How To: Land a Robot on an Asteroid
December 8, 2010  |  by Michael Anft

Last spring, when President Obama announced “a new direction” for NASA, he wasn’t entertaining visions of space travel to Mars or a return to the moon. Instead, he and his advisers homed in on near-Earth asteroids. NASA now is pursuing a mandate to land a human on one of the 6,500 space rocks that enter Earth’s neighborhood in the next 15 years. The first step is to land a robot on an asteroid by 2015, says Andrew Cheng, chief scientist in the Applied Physics Laboratory’s Space Department who will oversee APL’s part of the project.
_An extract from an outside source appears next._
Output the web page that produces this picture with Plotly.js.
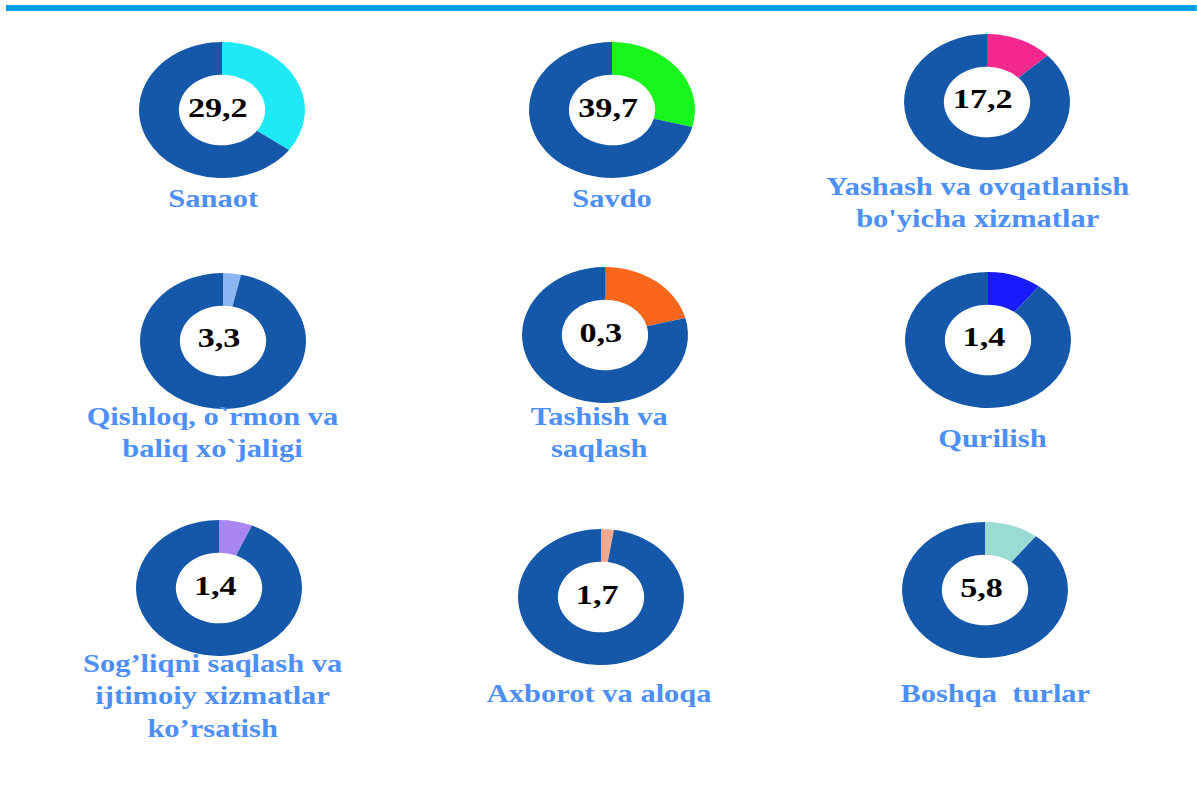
<!DOCTYPE html>
<html>
<head>
<meta charset="utf-8">
<script src="https://cdn.plot.ly/plotly-3.0.1.min.js"></script>
<style>
html,body{margin:0;padding:0;background:#fff;overflow:hidden;}
#wrap{width:1197px;height:801px;overflow:hidden;}
#chart{width:981px;height:801px;transform:scaleX(1.22);transform-origin:0 0;}
</style>
</head>
<body>
<div id="wrap"><div id="chart"></div></div>
<script>
// Data
var categories = [
  "Sanaot",
  "Savdo",
  "Yashash va ovqatlanish<br>bo'yicha xizmatlar",
  "Qishloq, o`rmon va<br>baliq xo`jaligi",
  "Tashish va<br>saqlash",
  "Qurilish",
  "Sog’liqni saqlash va<br>ijtimoiy xizmatlar<br>ko’rsatish",
  "Axborot va aloqa",
  "Boshqa  turlar"
];
var centerValues = [29.2, 39.7, 17.2, 3.3, 0.3, 1.4, 1.4, 1.7, 5.8];
// share of the highlighted slice as drawn in the picture (percent)
var sliceShares = [35, 29, 13, 3.5, 21, 10.5, 6.5, 2.5, 10.5];
var sliceColors = ["#1ee9f7", "#18f51c", "#f5288f", "#8cb6f2", "#fa661c", "#1a1aff", "#a985f2", "#f5aa8e", "#9adbd3"];

// Layout (pixel positions in the final picture; the chart is stretched horizontally by S)
var S = 1.22, W = 981, H = 801, R = 68;
var centers = [[222,110],[612,110],[987,102],[223,341],[605,335],[988,340],[219,588],[601,597],[985,590]];
var labelPos = [[213,200],[612,200],[978,188],[213,418],[600,418],[992,440],[213,665],[600,695],[995,695]];
var restColor = "#1558a9";

var traces = [], annotations = [];
for (var i = 0; i < categories.length; i++) {
  var cx = centers[i][0] / S, cy = centers[i][1];
  traces.push({
    type: "pie",
    values: [sliceShares[i], 100 - sliceShares[i]],
    labels: [categories[i].replace(/<br>/g, " "), "other"],
    marker: {colors: [sliceColors[i], restColor], line: {width: 0}},
    hole: 0.52,
    sort: false,
    direction: "clockwise",
    rotation: 0,
    textinfo: "none",
    hoverinfo: "label+percent",
    showlegend: false,
    domain: {x: [(cx - R) / W, (cx + R) / W], y: [1 - (cy + R) / H, 1 - (cy - R) / H]}
  });
  annotations.push({
    xref: "paper", yref: "paper", x: (centers[i][0] - 4) / S / W, y: 1 - (cy - 3) / H,
    text: "<b>" + centerValues[i].toFixed(1).replace(".", ",") + "</b>",
    showarrow: false, xanchor: "center", yanchor: "middle",
    font: {family: "Liberation Serif, Times New Roman, serif", size: 28, color: "#000"}
  });
  annotations.push({
    xref: "paper", yref: "paper", x: labelPos[i][0] / S / W, y: 1 - (labelPos[i][1] - 17) / H,
    text: "<b>" + categories[i] + "</b>",
    showarrow: false, xanchor: "center", yanchor: "top", align: "center",
    font: {family: "Liberation Serif, Times New Roman, serif", size: 25, color: "#4d8ff7"}
  });
}

var layout = {
  width: W, height: H,
  margin: {l: 0, r: 0, t: 0, b: 0},
  paper_bgcolor: "#fff", plot_bgcolor: "#fff",
  showlegend: false,
  annotations: annotations,
  shapes: [{
    type: "line", xref: "paper", yref: "paper",
    x0: 6 / S / W, x1: 1, y0: 1 - 8 / H, y1: 1 - 8 / H,
    line: {color: "#03a0e6", width: 6}
  }]
};
Plotly.newPlot("chart", traces, layout, {displayModeBar: false, staticPlot: true});
</script>
</body>
</html>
That mission will give the agency more of a read on how to devise a subsequent manned landing.

Winter 2010

Find the right rock. "There's a whole team at NASA arguing about what exactly that is," says Cheng. Among the considerations are the rock's size, shape, orbit, and rate of spin. "It needs to be big enough for a craft to land on and an astronaut to get around." Develop a robot. Private industry will offer up the rocket (at the cost of $100 million to $160 million), while NASA scientists focus on designing the robot that will measure the asteroid's composition, gravity, and temperature, as well as the presence of ice, and nearby cosmic radiation.
Send the whole thing into space. Scientists will chart a safe route - one that exposes the craft to as little radiation as possible. Then, after the craft is launched into the ether, it and its robot payload will travel for up to a year before landing Put the robot to work. The robot will collect information on the asteroid's surface and interior, with a particular eye toward potential resources, and send data back via radio transmitter. It will also scout out a decent landing spot for humans, says Cheng.